Heavy competition from new entrants meant that mobile tariffs were low and realisations meagre. As a result, its revenue market share slumped and the company slid well behind Airtel, Vodafone and even Idea. The top three players now command over 70 per cent of the revenue market share.

When the Supreme Court cancelled 122 telecom licences, including those of players such as Etisalat DB, RCom lost out on a significant revenue stream. Etisalat DB had signed a long-term tower sharing agreement with the company worth ₹10,000 crore. Attempts to list its tower business or its undersea cable unit did not fructify earlier.

Easing the burden

With the new Government generating expectations of an economic revival, the market has rallied quite well. The improvement in sentiment was used well by RCom.

It has managed to raise ₹6,100 crore through the QIP route and warrants issued to promoters. The QIP book was oversubscribed, indicating reasonable level of investor interest. A sale of real estate worth ₹2,000 crore is also reportedly on the cards.

“This (fund-raising) will help in reducing interest cost by over ₹600 crore annually, which will accrue from the second quarter of the financial year 2015,” RCom CEO Vinod Sawhny said in an analysts’ call.

The company also plans to sell a stake in its undersea cable division (Globalcom).

“This should happen in the next few months, and is likely to net the company about $1 billion (₹6,000 crore),” Gurdeep Singh said.

Sources say the company is also in talks to sell its DTH business, Big TV, for about ₹2,000-2,500 crore. Besides, the tower sharing agreements with Reliance Jio are expected to bring in another ₹12,000 crore over the next few years.

These moves may ease the burden on the company.

The net debt to equity ratio is expected to be closer to 1-1.1 levels in the next few years.

As the company faces a scale-down in its CDMA business, its GSM operations continue to look up, given the overwhelming subscriber preference for the latter.

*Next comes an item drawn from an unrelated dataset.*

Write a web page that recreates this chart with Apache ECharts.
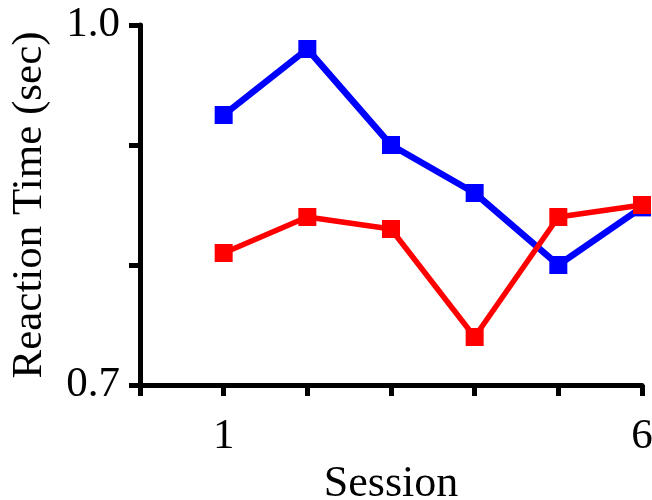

The analyst community, too, seems to be convinced that these moves would pay off.

“I think these will yield results as RCom has already reduced debt through QIP. It is now looking at paring debt through various other methods. However, more than the debt from here on, we would be looking at RCom’s improving operational parameters like EBITDA and minutes of usage among others,” said Bhavesh Gandhi, Research Analyst at IIFL.

Kishor Ostwal, Chairman and Managing Director at CNI Research, said: “We are in a bull trajectory, and in a bullish market, markets buy any kinds of papers. Therefore, there is a reasonable belief that RCom will be able to reduce debt by various means. Positively, I am bullish on the stock”.

(This is part of a series on how companies are managing debt to gear up for better times.)